Reuse the open DB and avoid re-parsing the same query string in a tight loop; build the query.Query tree once and pass it to Search.

Measuring with the bench suite

The bench package and the sx bench subcommand are the project's own measurement tools, and you can point them at your own workload.

Two surfaces share one harness:

Go benchmarks under bench/ run in CI and feed benchstat. Run them once with go test -run '^$' -bench=. -benchtime=1x ./bench/..., or longer for stable numbers.
The sx bench load generator runs a named scenario under a concurrency and QPS target and reports real latency percentiles (P50/P95/P99/P999/max).

sx bench bm25-single-warm --duration 30 --concurrency 8 --qps 2000
sx bench knn-f32 --ef-search 64 --output run.json
sx bench bm25-and4 --compare baseline.json   # exits non-zero on a regression

--duration and --warmup are in seconds.

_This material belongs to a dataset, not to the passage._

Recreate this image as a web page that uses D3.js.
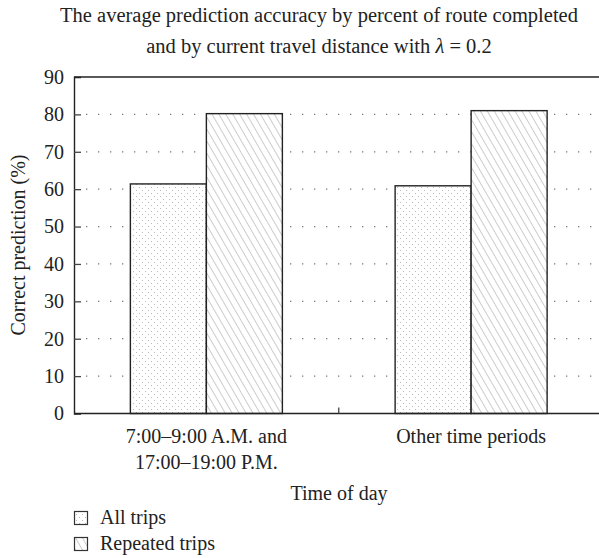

The scenarios cover the headline query shapes: single-term and boolean BM25, phrase, float32 and int8 kNN, hybrid, and the ingest paths. The --output flag writes the structured JSON result, and --compare checks a fresh run against a saved baseline and fails when any metric regresses past the threshold. Pass all to run every scenario, or --compare base.json cur.json to diff two saved result files without running anything.

Guarding against regressions

The project's discipline is that a performance regression is a bug, not a tuning issue. The service-level objectives above are treated as binding: a change that regresses a headline metric by more than 5% relative to the baseline has to be fixed or ship with a deliberate, documented budget revision. That gate runs in CI: the bench job exercises the benchmark scenarios and the allocation ceilings, so a slow or allocation-heavy change is caught before it lands rather than discovered in production. The full timed SLO run against the large reference corpora (Wikipedia-scale text, SIFT1M vectors) happens on a dedicated quiet runner, since shared CI hardware is too noisy for sub-millisecond percentiles; the in-repo path uses a smaller synthetic corpus to catch gross regressions.

When you tune your own workload, hold the same line: pick the metrics that matter for your service (your real query mix, your corpus size), measure them warm, and treat a regression past a few percent as something to investigate rather than absorb.